→ **Data excerpt**:
═══

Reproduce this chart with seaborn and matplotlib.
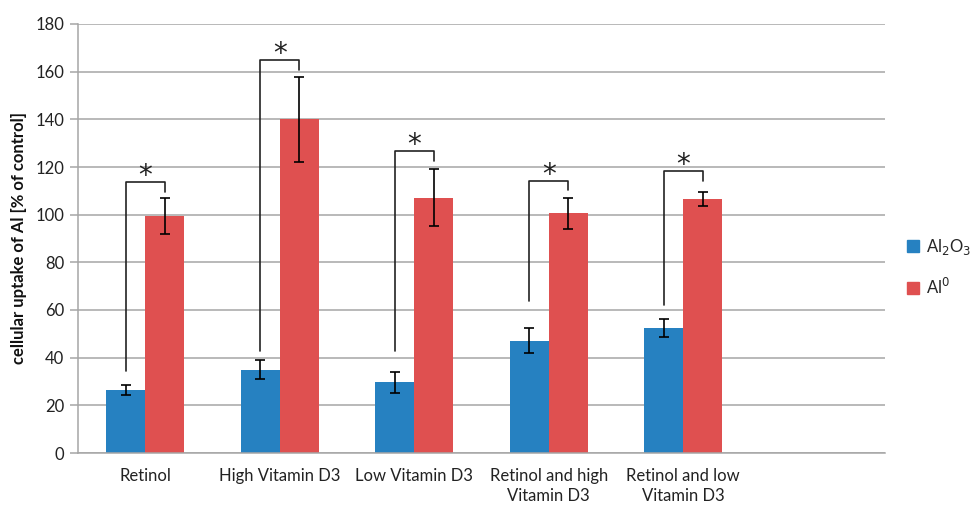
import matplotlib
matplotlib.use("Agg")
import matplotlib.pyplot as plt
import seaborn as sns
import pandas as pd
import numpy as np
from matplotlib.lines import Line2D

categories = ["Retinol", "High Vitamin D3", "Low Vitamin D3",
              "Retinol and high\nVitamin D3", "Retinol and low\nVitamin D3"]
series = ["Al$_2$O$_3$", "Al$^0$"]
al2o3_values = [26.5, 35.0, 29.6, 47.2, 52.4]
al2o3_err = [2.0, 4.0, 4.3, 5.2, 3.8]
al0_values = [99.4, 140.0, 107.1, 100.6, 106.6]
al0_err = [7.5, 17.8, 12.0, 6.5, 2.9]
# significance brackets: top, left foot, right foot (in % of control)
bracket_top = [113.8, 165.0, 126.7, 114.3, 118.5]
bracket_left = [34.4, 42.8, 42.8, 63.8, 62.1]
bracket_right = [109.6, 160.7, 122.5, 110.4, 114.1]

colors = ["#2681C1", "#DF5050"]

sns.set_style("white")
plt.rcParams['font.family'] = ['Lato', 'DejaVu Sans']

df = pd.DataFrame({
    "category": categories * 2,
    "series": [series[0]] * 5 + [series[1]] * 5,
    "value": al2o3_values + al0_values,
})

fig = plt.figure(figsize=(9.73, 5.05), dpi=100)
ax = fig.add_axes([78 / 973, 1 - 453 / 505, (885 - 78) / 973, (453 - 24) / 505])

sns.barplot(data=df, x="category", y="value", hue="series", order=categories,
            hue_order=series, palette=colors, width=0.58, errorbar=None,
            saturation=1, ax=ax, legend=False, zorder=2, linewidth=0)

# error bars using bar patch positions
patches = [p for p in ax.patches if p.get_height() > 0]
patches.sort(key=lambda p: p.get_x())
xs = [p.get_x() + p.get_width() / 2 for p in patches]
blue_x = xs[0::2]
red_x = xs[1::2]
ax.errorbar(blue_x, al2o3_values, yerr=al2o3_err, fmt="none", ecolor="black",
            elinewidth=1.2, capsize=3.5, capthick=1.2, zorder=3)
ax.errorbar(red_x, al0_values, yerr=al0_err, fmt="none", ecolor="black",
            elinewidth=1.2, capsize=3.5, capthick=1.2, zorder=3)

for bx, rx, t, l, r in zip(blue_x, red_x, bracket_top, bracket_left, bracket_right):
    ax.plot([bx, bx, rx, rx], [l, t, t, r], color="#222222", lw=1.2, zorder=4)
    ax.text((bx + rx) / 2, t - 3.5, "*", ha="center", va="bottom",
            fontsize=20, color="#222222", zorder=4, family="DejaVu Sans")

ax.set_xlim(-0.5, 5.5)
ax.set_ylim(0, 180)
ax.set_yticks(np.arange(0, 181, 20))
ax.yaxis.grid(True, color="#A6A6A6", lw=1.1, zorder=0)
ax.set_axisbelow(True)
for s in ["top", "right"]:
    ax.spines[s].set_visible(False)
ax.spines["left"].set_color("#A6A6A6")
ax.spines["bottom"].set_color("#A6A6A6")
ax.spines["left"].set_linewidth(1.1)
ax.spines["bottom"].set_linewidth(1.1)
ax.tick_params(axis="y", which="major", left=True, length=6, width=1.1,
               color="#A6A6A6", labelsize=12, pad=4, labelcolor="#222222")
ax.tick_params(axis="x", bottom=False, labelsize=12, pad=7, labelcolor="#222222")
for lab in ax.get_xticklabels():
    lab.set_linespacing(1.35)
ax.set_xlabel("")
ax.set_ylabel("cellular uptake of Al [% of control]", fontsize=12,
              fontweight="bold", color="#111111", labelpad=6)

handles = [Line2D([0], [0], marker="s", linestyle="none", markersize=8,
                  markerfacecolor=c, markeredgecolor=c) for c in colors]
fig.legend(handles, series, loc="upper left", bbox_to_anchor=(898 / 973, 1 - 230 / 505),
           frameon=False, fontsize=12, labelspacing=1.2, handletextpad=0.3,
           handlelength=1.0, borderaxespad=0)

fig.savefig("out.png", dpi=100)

═══

Repeat the lines exactly as they stand, from the opening line of the data through the line with "from matplotlib.lines import Line2D". Pictures stay out of the copy.

Reproduce this chart with seaborn and matplotlib.
import matplotlib
matplotlib.use("Agg")
import matplotlib.pyplot as plt
import seaborn as sns
import pandas as pd
import numpy as np
from matplotlib.lines import Line2D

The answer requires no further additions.